INS to implement foreign student tracking system in January
An automated system for tracking foreign students in the United States will be in place by its Jan. 30 deadline, despite requests by educational institutions for more time, the Immigration and Naturalization Service said Wednesday.
Public and private schools that enroll foreign students must enter information about new nonimmigrant students who plan to study at their institutions into the INS' Student and Exchange Visitor Information System (SEVIS) by Jan. 30. Schools cannot enroll new foreign students for study in the United States until they comply with SEVIS rules, INS spokesman Chris Bentley said Wednesday.
Schools have until Aug. 1, 2003 to enter information about current nonimmigrant foreign students attending their institutions, according to the final rule on SEVIS published in the Federal Register Wednesday.

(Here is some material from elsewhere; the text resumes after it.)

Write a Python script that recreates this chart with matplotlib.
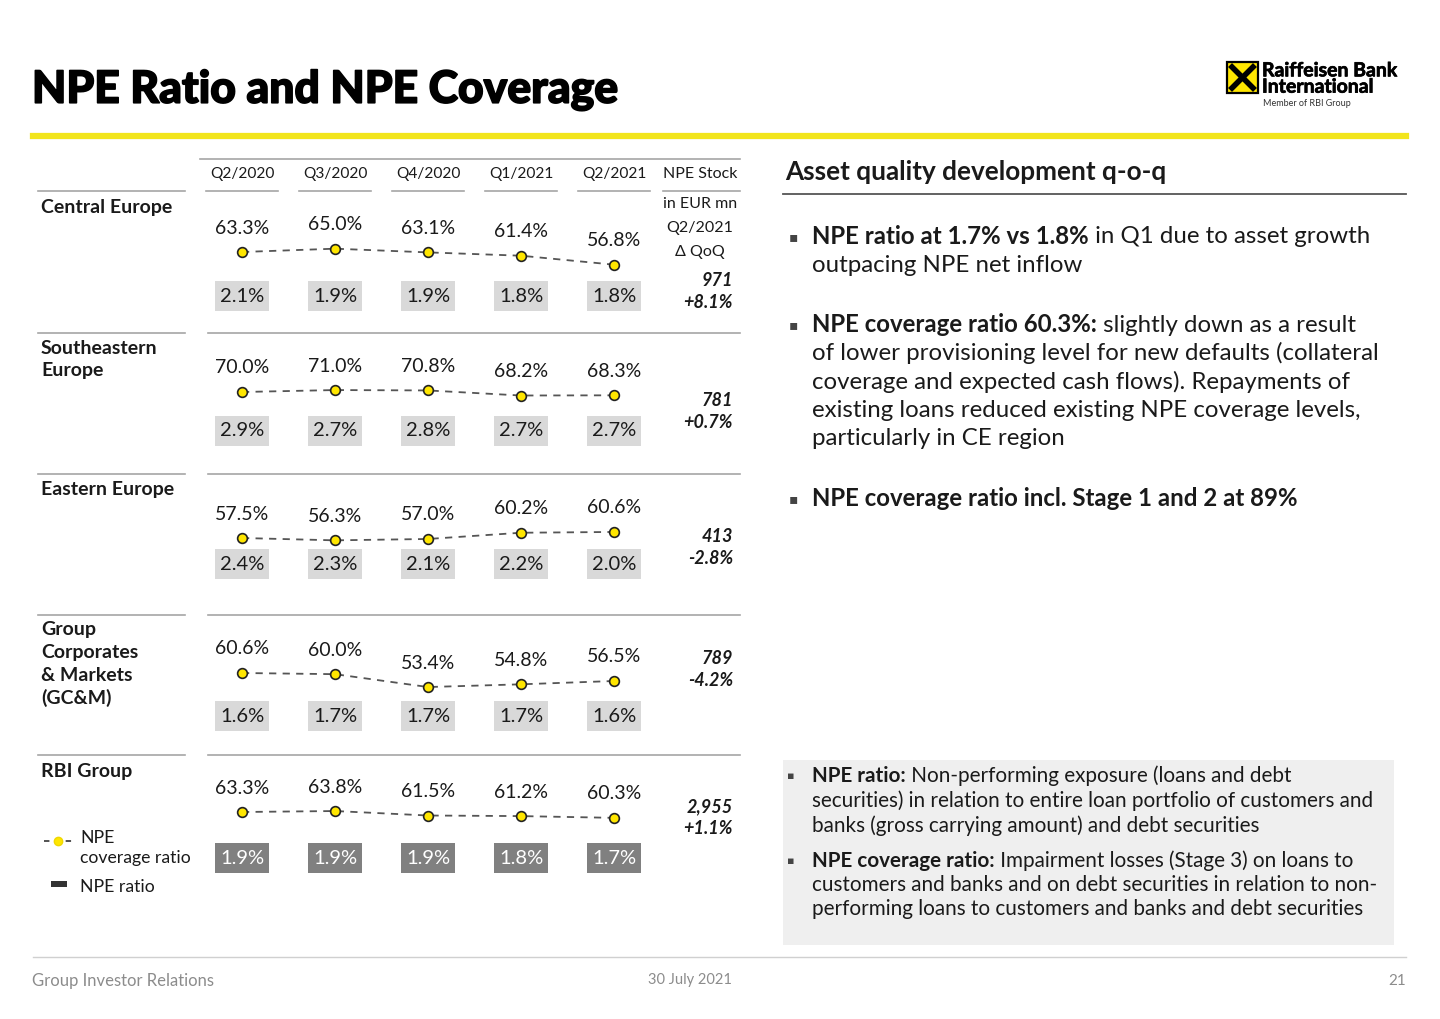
import matplotlib
matplotlib.use('Agg')
import matplotlib.pyplot as plt
from matplotlib import transforms
from matplotlib.patches import Rectangle
from matplotlib.lines import Line2D
import matplotlib.patheffects as pe

# ---------------- data ----------------
quarters = ['Q2/2020', 'Q3/2020', 'Q4/2020', 'Q1/2021', 'Q2/2021']
regions = ['Central Europe', 'Southeastern\nEurope', 'Eastern Europe',
           'Group\nCorporates\n& Markets\n(GC&M)', 'RBI Group']
coverage_ce = [63.3, 65.0, 63.1, 61.4, 56.8]
coverage_see = [70.0, 71.0, 70.8, 68.2, 68.3]
coverage_ee = [57.5, 56.3, 57.0, 60.2, 60.6]
coverage_gcm = [60.6, 60.0, 53.4, 54.8, 56.5]
coverage_rbi = [63.3, 63.8, 61.5, 61.2, 60.3]
ratio_ce = [2.1, 1.9, 1.9, 1.8, 1.8]
ratio_see = [2.9, 2.7, 2.8, 2.7, 2.7]
ratio_ee = [2.4, 2.3, 2.1, 2.2, 2.0]
ratio_gcm = [1.6, 1.7, 1.7, 1.7, 1.6]
ratio_rbi = [1.9, 1.9, 1.9, 1.8, 1.7]
npe_stock = ['971', '781', '413', '789', '2,955']
npe_qoq = ['+8.1%', '+0.7%', '-2.8%', '-4.2%', '+1.1%']

coverages = [coverage_ce, coverage_see, coverage_ee, coverage_gcm, coverage_rbi]
ratios = [ratio_ce, ratio_see, ratio_ee, ratio_gcm, ratio_rbi]

# ---------------- layout (pixels) ----------------
W, H = 1440, 1019
BODY = ['Lato', 'DejaVu Sans']
plt.rcParams['font.family'] = BODY
TXT = '#1a1a1a'

fig = plt.figure(figsize=(14.4, 10.19), dpi=100)
fig.patch.set_facecolor('white')
overlay = fig.add_axes([0, 0, 1, 1])
overlay.axis('off')
overlay.set_xlim(0, 1)
overlay.set_ylim(0, 1)


def fx(x):
    return x / W


def fy(y):
    return 1 - y / H


def T(x, y, s, **kw):
    kw.setdefault('va', 'center')
    kw.setdefault('color', TXT)
    return overlay.text(fx(x), fy(y), s, transform=fig.transFigure, **kw)


def HL(x0, x1, y, color='#a6a6a6', lw=1.2, **kw):
    overlay.add_artist(Line2D([fx(x0), fx(x1)], [fy(y), fy(y)], color=color,
                              lw=lw, transform=fig.transFigure, **kw))


def rich(x, y, parts, fs):
    t = T(x, y, parts[0][0], fontsize=fs, fontweight=parts[0][1], ha='left')
    for s, w in parts[1:]:
        t = overlay.annotate(s, xy=(1, 0.5), xycoords=t, ha='left', va='center',
                             fontsize=fs, fontweight=w, color=TXT)
    return t


# title
T(32, 90, 'NPE Ratio and NPE Coverage', fontsize=32, fontweight='black',
  ha='left', color='black',
  path_effects=[pe.withStroke(linewidth=1.2, foreground='black')])
HL(33, 1406, 136, color='#f2e51c', lw=4.5)

# logo
overlay.add_artist(Rectangle((fx(1227), fy(93)), 31 / W, 31 / H, fc='#ffe600',
                             ec='black', lw=1.6, transform=fig.transFigure))
overlay.add_artist(Line2D([fx(1232), fx(1253)], [fy(67), fy(88)], color='black',
                          lw=4, transform=fig.transFigure))
overlay.add_artist(Line2D([fx(1253), fx(1232)], [fy(67), fy(88)], color='black',
                          lw=4, transform=fig.transFigure))
T(1262, 79, 'Raiffeisen Bank\nInternational', fontsize=14, fontweight='bold', ha='left',
  color='black', linespacing=0.95,
  path_effects=[pe.withStroke(linewidth=0.5, foreground='black')])
T(1263, 104, 'Member of RBI Group', fontsize=6.5, ha='left', color='#333333')

# table header
xc = [242 + 93 * i for i in range(5)]
HL(200, 740, 159)
for i, q in enumerate(quarters):
    T(xc[i], 174, q, fontsize=11.2, ha='center')
    HL(xc[i] - 36, xc[i] + 36, 191)
T(700, 174, 'NPE Stock', fontsize=11.5, ha='center')
HL(663, 740, 191)
HL(38, 185, 191)
T(700, 204, 'in EUR mn', fontsize=11.5, ha='center')
T(700, 228, 'Q2/2021', fontsize=11.5, ha='center')
T(700, 252, 'Δ QoQ', fontsize=11.5, ha='center')
for y in [333, 474, 615, 755]:
    HL(38, 185, y)
    HL(208, 740, y)

# rows
label_y = [208, 348, 490, 630, 772]
anchor_y = [252, 392, 538, 673, 812]
box_y = [296, 431, 564, 716, 858]
stock_y = [281, 401, 537, 659, 807]
box_fc = ['#d9d9d9'] * 4 + ['#808080']
box_tc = [TXT] * 4 + ['white']
SCALE = 1.95  # px per percentage point

for r in range(5):
    for k, line in enumerate(regions[r].split('\n')):
        T(41, label_y[r] + 22.7 * k, line, fontsize=14, fontweight='bold', ha='left')
    ay = anchor_y[r]
    ax = fig.add_axes([fx(195.5), fy(ay + 40), 465 / W, 80 / H])
    ax.axis('off')
    v0 = coverages[r][0]
    ax.set_xlim(-0.5, 4.5)
    ax.set_ylim(v0 - 40 / SCALE, v0 + 40 / SCALE)
    ax.plot(range(5), coverages[r], ls=(0, (4, 3.5)), color='#555555', lw=1.3,
            marker='o', ms=7, mfc='#ffe600', mec='#222222', mew=1.2, clip_on=False)
    trans = transforms.blended_transform_factory(ax.transData, fig.transFigure)
    for i, v in enumerate(coverages[r]):
        ax.annotate(f'{v:.1f}%', (i, v), xytext=(0, 24), textcoords='offset pixels',
                    ha='center', va='center', fontsize=14, color=TXT,
                    annotation_clip=False)
        ax.add_patch(Rectangle((i - 27 / 93, fy(box_y[r] + 15)), 54 / 93, 30 / H,
                               transform=trans, fc=box_fc[r], ec='none', clip_on=False))
        ax.text(i, fy(box_y[r]), f'{ratios[r][i]:.1f}%', transform=trans, ha='center',
                va='center', fontsize=14.5, color=box_tc[r], clip_on=False)
    T(733, stock_y[r], npe_stock[r], fontsize=13, fontweight='bold', style='italic', ha='right')
    T(733, stock_y[r] + 21, npe_qoq[r], fontsize=13, fontweight='bold', style='italic', ha='right')

# legend
overlay.add_artist(Line2D([fx(44), fx(76)], [fy(841), fy(841)], ls=(0, (3, 3)),
                          color='#444444', lw=1.3, transform=fig.transFigure))
overlay.add_artist(Line2D([fx(58)], [fy(841)], marker='o', ms=6, mfc='#ffe600',
                          mec='#f0d800', transform=fig.transFigure))
T(80, 838, 'NPE', fontsize=12.7, ha='left')
T(80, 858, 'coverage ratio', fontsize=12.7, ha='left')
overlay.add_artist(Rectangle((fx(51), fy(887)), 16 / W, 6 / H, fc='#333333', ec='none',
                             transform=fig.transFigure))
T(80, 887, 'NPE ratio', fontsize=12.7, ha='left')

# right panel
T(785, 172, 'Asset quality development q-o-q', fontsize=18.8, fontweight='bold', ha='left')
HL(783, 1406, 194, color='#555555', lw=1.3)


def bullet(x, y, fs=10):
    T(x, y, '▪', fontsize=fs, ha='center', color='#444444', family=['DejaVu Sans'])


FS = 17.3
bullet(793, 237)
rich(812, 237, [('NPE ratio at 1.7% vs 1.8%', 'bold'), (' in Q1 due to asset growth', 'normal')], FS)
T(812, 265, 'outpacing NPE net inflow', fontsize=FS, ha='left')

bullet(793, 325)
rich(812, 325, [('NPE coverage ratio 60.3%:', 'bold'), (' slightly down as a result', 'normal')], FS)
for k, s in enumerate(['of lower provisioning level for new defaults (collateral',
                       'coverage and expected cash flows). Repayments of',
                       'existing loans reduced existing NPE coverage levels,',
                       'particularly in CE region']):
    T(812, 353 + 28.6 * k, s, fontsize=FS, ha='left')

bullet(793, 499)
T(812, 499, 'NPE coverage ratio incl. Stage 1 and 2 at 89%', fontsize=FS,
  fontweight='bold', ha='left')

overlay.add_artist(Rectangle((fx(783), fy(945)), 611 / W, 185 / H, fc='#efefef',
                             ec='none', transform=fig.transFigure, zorder=0))
FS2 = 14.9
bullet(791, 776, 8)
rich(812, 776, [('NPE ratio:', 'bold'), (' Non-performing exposure (loans and debt', 'normal')], FS2)
T(812, 801, 'securities) in relation to entire loan portfolio of customers and', fontsize=FS2, ha='left')
T(812, 826, 'banks (gross carrying amount) and debt securities', fontsize=FS2, ha='left')
bullet(791, 861, 8)
rich(812, 861, [('NPE coverage ratio:', 'bold'), (' Impairment losses (Stage 3) on loans to', 'normal')], FS2)
T(812, 885, 'customers and banks and on debt securities in relation to non-', fontsize=FS2, ha='left')
T(812, 909, 'performing loans to customers and banks and debt securities', fontsize=FS2, ha='left')

# footer
HL(33, 1406, 957, color='#d0d0d0', lw=1)
T(32, 981, 'Group Investor Relations', fontsize=12, color='#8c8c8c', ha='left')
T(690, 980, '30 July 2021', fontsize=10.5, color='#8c8c8c', ha='center')
T(1406, 981, '21', fontsize=11, color='#8c8c8c', ha='right')

fig.savefig('out.png', dpi=100, facecolor='white')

SEVIS is designed to replace the paper-based system the agency now uses to track foreign students in the United States, eliminating delays in notification by informing all parties simultaneously once an INS decision on a visa application is completed. Although the State Department is responsible for issuing student visas to foreign students who want to study in the United States, the INS must monitor each student's stay in the country and determine which schools are eligible to accept foreign students.
Under the system, when a foreign student applies to enroll at a school, the institution enters information about the student into the electronic system. Designated INS officials, school officials, certain State Department employees and law enforcement authorities will have access to SEVIS to monitor foreign students' attendance records and other activities while they are enrolled.

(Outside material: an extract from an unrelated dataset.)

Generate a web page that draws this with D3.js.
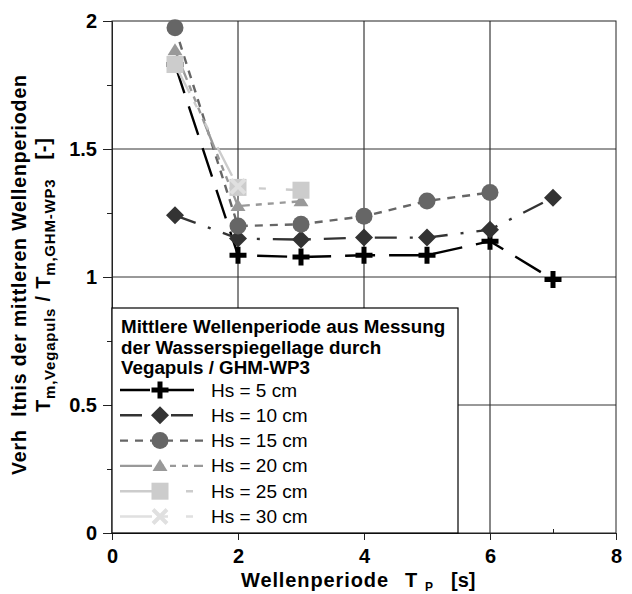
<!DOCTYPE html>
<html>
<head>
<meta charset="utf-8">
<script src="https://cdn.jsdelivr.net/npm/d3@7"></script>
<style>
  body { margin: 0; background: #fff; }
  text { font-family: Arial, "Liberation Sans", sans-serif; white-space: pre; }
</style>
</head>
<body>
<div id="chart"></div>
<script>
// periods T_P [s]
const periods = [1, 2, 3, 4, 5, 6, 7];

// ratio T_m,Vegapuls / T_m,GHM-WP3 per wave height (null = no measurement)
const hs5  = [1.83, 1.085, 1.078, 1.085, 1.085, 1.14, 0.99];
const hs10 = [1.241, 1.15, 1.146, 1.154, 1.154, 1.185, 1.31];
const hs15 = [1.974, 1.199, 1.206, 1.237, 1.297, 1.33, null];
const hs20 = [1.886, 1.277, 1.296, null, null, null, null];
const hs25 = [1.83, 1.35, 1.339, null, null, null, null];
const hs30 = [null, 1.354, null, null, null, null, null];

const seriesNames = ['Hs = 5 cm', 'Hs = 10 cm', 'Hs = 15 cm', 'Hs = 20 cm', 'Hs = 25 cm', 'Hs = 30 cm'];
const xTicks = [0, 2, 4, 6, 8];
const yTicks = [0, 0.5, 1, 1.5, 2];

const margin = {top: 21, right: 16, bottom: 61, left: 112};
const W = 632, H = 594;
const width = W - margin.left - margin.right;
const height = H - margin.top - margin.bottom;

const styles = [
  {color: '#000', dash: '30,14', marker: 'plus'},
  {color: '#333', dash: '22,13,3,13', marker: 'diamond'},
  {color: '#666', dash: '8,7', marker: 'circle'},
  {color: '#999', dash: '32,6,6,6,6,6,6,6', marker: 'triangle'},
  {color: '#ccc', dash: '32,10,6,18,7,20', marker: 'square'},
  {color: '#e0e0e0', dash: '32,10,6,18,7,20', marker: 'cross'}
];

const allSeries = [hs5, hs10, hs15, hs20, hs25, hs30].map((vals, i) => ({
  name: seriesNames[i],
  style: styles[i],
  points: periods.map((p, j) => ({x: p, y: vals[j]})).filter(d => d.y != null)
}));

const svg = d3.select('#chart').append('svg')
  .attr('width', W).attr('height', H);
const g = svg.append('g').attr('transform', `translate(${margin.left},${margin.top})`);

const x = d3.scaleLinear().domain([0, 8]).range([0, width]);
const y = d3.scaleLinear().domain([0, 2]).range([height, 0]);

// grid
g.append('g').selectAll('line').data([2, 4, 6]).join('line')
  .attr('x1', d => x(d)).attr('x2', d => x(d)).attr('y1', 0).attr('y2', height)
  .attr('stroke', '#111').attr('stroke-width', 1);
g.append('g').selectAll('line').data([0.5, 1, 1.5]).join('line')
  .attr('x1', 0).attr('x2', width).attr('y1', d => y(d)).attr('y2', d => y(d))
  .attr('stroke', '#333').attr('stroke-width', 1);
g.append('rect').attr('width', width).attr('height', height)
  .attr('fill', 'none').attr('stroke', '#222').attr('stroke-width', 1);

// axes
const xAxis = g.append('g').attr('transform', `translate(0,${height})`)
  .call(d3.axisBottom(x).tickValues(xTicks).tickSize(7).tickPadding(9).tickFormat(d3.format('d')));
g.append('g').attr('transform', `translate(0,${height})`)
  .call(d3.axisTop(x).tickValues([1, 3, 5, 7]).tickSize(4).tickFormat(''))
  .call(a => a.select('.domain').remove());
const yAxis = g.append('g')
  .call(d3.axisLeft(y).tickValues(yTicks).tickSize(9).tickPadding(6).tickFormat(d => d));
g.append('g')
  .call(d3.axisLeft(y).tickValues([0.25, 0.75, 1.25, 1.75]).tickSize(5).tickFormat(''))
  .call(a => a.select('.domain').remove());
g.selectAll('.tick line').attr('stroke', '#222');
g.selectAll('.domain').attr('stroke', '#222');
[xAxis, yAxis].forEach(a => a.selectAll('text')
  .attr('font-size', 20).attr('font-weight', 'bold').attr('fill', '#000')
  .style('font-family', 'Arial, "Liberation Sans", sans-serif'));

// markers
function drawMarker(sel, type, color) {
  if (type === 'plus') {
    sel.append('path').attr('d', 'M-8.5,0H8.5M0,-8.5V8.5').attr('stroke', color).attr('stroke-width', 5);
  } else if (type === 'cross') {
    sel.append('path').attr('d', 'M-7,-7L7,7M-7,7L7,-7').attr('stroke', color).attr('stroke-width', 4);
  } else if (type === 'circle') {
    sel.append('circle').attr('r', 8.5).attr('fill', color);
  } else if (type === 'diamond') {
    sel.append('path').attr('d', 'M0,-9L9,0L0,9L-9,0Z').attr('fill', color);
  } else if (type === 'triangle') {
    sel.append('path').attr('d', 'M0,-7L7.5,5H-7.5Z').attr('fill', color);
  } else if (type === 'square') {
    sel.append('rect').attr('x', -8.5).attr('y', -8.5).attr('width', 17).attr('height', 17).attr('fill', color);
  }
}

const line = d3.line().x(d => x(d.x)).y(d => y(d.y));

// series in order, later ones on top
allSeries.forEach(s => {
  g.append('path').datum(s.points)
    .attr('d', line).attr('fill', 'none')
    .attr('stroke', s.style.color).attr('stroke-width', 2.4)
    .attr('stroke-dasharray', s.style.dash);
  s.points.forEach(p => {
    const m = g.append('g').attr('transform', `translate(${x(p.x)},${y(p.y)})`);
    drawMarker(m, s.style.marker, s.style.color);
  });
});

// legend
const lg = g.append('g');
const lgW = 346, lgTop = y(0) - 225;
lg.append('rect').attr('x', 0).attr('y', lgTop).attr('width', lgW).attr('height', height - lgTop)
  .attr('fill', '#fff').attr('stroke', '#000').attr('stroke-width', 1.2);
const titleLines = ['Mittlere Wellenperiode aus Messung', 'der Wasserspiegellage durch', 'Vegapuls / GHM-WP3'];
lg.selectAll('text.title').data(titleLines).join('text')
  .attr('class', 'title')
  .attr('x', 9).attr('y', (d, i) => lgTop + 25 + i * 20.5)
  .attr('font-size', 18.8).attr('font-weight', 'bold').text(d => d);
allSeries.forEach((s, i) => {
  const cy = lgTop + 82 + i * 25.3;
  lg.append('line').attr('x1', 8).attr('x2', 91).attr('y1', cy).attr('y2', cy)
    .attr('stroke', s.style.color).attr('stroke-width', 2.4)
    .attr('stroke-dasharray', s.style.dash);
  const m = lg.append('g').attr('transform', `translate(48,${cy})`);
  drawMarker(m, s.style.marker, s.style.color);
  lg.append('text').attr('x', 99).attr('y', cy + 6.5).attr('font-size', 19).text(s.name);
});

// axis titles
const xl = svg.append('g').attr('font-weight', 'bold').attr('font-size', 20);
xl.append('text').attr('x', 241).attr('y', 587).attr('textLength', 147).text('Wellenperiode');
xl.append('text').attr('x', 405).attr('y', 587).text('T');
xl.append('text').attr('x', 425).attr('y', 591).attr('font-size', 12).text('P');
xl.append('text').attr('x', 451).attr('y', 587).text('[s]');

const yt = svg.append('g').attr('transform', 'rotate(-90)').attr('font-weight', 'bold');
yt.append('text').attr('x', -475).attr('y', 26).attr('font-size', 19.5)
  .attr('textLength', 400).attr('lengthAdjust', 'spacing')
  .text('Verh  ltnis der mittleren Wellenperioden');
const yt2 = yt.append('text').attr('x', -412).attr('y', 50).attr('font-size', 20)
  .attr('textLength', 274).attr('lengthAdjust', 'spacing');
yt2.append('tspan').text('T');
yt2.append('tspan').attr('font-size', 15).attr('dy', 5).text('m,Vegapuls');
yt2.append('tspan').attr('dy', -5).text(' / T');
yt2.append('tspan').attr('font-size', 15).attr('dy', 5).text('m,GHM-WP3');
yt2.append('tspan').attr('dy', -5).text('   [-]');
</script>
</body>
</html>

In public comments about SEVIS, school officials and education associations asked the INS to extend the initial compliance date, saying they didn't have enough time, money or staff to assess system changes or purchase software necessary to implement SEVIS. Schools also said they would not be able to assess all the guidance for SEVIS before Jan. 30, since the State Department has yet to publish its corresponding guidelines on SEVIS.

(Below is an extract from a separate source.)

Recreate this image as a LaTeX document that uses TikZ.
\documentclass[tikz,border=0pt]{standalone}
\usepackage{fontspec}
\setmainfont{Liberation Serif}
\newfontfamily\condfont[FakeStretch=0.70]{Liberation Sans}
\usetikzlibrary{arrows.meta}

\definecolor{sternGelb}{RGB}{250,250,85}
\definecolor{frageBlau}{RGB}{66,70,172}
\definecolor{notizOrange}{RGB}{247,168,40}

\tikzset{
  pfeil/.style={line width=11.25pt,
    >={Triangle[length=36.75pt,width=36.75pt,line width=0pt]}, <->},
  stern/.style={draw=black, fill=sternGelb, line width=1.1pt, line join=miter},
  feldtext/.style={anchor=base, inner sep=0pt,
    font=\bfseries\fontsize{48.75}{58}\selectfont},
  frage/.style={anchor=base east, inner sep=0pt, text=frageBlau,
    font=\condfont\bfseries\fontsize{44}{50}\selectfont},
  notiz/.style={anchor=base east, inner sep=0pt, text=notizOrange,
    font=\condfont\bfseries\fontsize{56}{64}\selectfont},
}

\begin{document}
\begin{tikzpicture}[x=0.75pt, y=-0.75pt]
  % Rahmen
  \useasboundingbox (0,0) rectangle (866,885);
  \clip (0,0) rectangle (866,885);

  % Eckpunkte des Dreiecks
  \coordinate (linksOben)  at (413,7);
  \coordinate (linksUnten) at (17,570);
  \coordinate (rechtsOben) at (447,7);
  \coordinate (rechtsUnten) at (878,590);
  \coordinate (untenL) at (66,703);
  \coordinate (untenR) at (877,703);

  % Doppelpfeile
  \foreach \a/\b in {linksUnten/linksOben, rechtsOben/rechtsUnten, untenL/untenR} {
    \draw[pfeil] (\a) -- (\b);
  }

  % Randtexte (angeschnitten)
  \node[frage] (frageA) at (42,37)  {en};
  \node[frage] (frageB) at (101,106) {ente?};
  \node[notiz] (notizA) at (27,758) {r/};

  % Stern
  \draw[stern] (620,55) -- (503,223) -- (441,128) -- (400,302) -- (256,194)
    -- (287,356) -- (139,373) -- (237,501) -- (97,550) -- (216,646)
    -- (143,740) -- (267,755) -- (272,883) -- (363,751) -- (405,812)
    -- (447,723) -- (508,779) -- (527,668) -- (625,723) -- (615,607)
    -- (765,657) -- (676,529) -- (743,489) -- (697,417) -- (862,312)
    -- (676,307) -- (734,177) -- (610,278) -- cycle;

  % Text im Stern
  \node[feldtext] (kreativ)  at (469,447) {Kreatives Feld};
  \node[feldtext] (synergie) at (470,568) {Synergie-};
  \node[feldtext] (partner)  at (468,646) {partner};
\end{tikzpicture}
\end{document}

But the INS defended its decision to stand by the January deadline. "It was not a date chosen at random, but was a date chosen as the most reasonable balance between national security concerns and the education community's ability to comply," the final rule in the Federal Register said. "The sooner that all schools and students are in the SEVIS database, the sooner the [INS] will have the ability to more fully monitor them."
The INS emphasized that schools need only to enter data on new foreign students by Jan. 30 and can use regular Internet access to link to SEVIS. More sophisticated software for SEVIS was introduced recently, but many schools have not yet had an opportunity to test it.
The INS also said it has been working closely with the State Department on SEVIS guidelines, so schools need not worry about significant discrepancies between the agencies' guidance. "The fact that two separate rules are being promulgated setting out SEVIS requirements is a matter of the federal rulemaking process, and does not indicate that the two agencies are not working together," the rule said.
At a congressional hearing in September, Justice Department Inspector General Glenn Fine expressed doubt about the INS' ability to get SEVIS in place by Jan. 30.
"Unless the INS devotes sufficient resources and effort to implement and use SEVIS effectively, many of its current problems in tracking and monitoring foreign students who come to the United States to attend school would continue to exist," Fine said before the House Judiciary Subcommittee on Immigration, Border Security and Claims.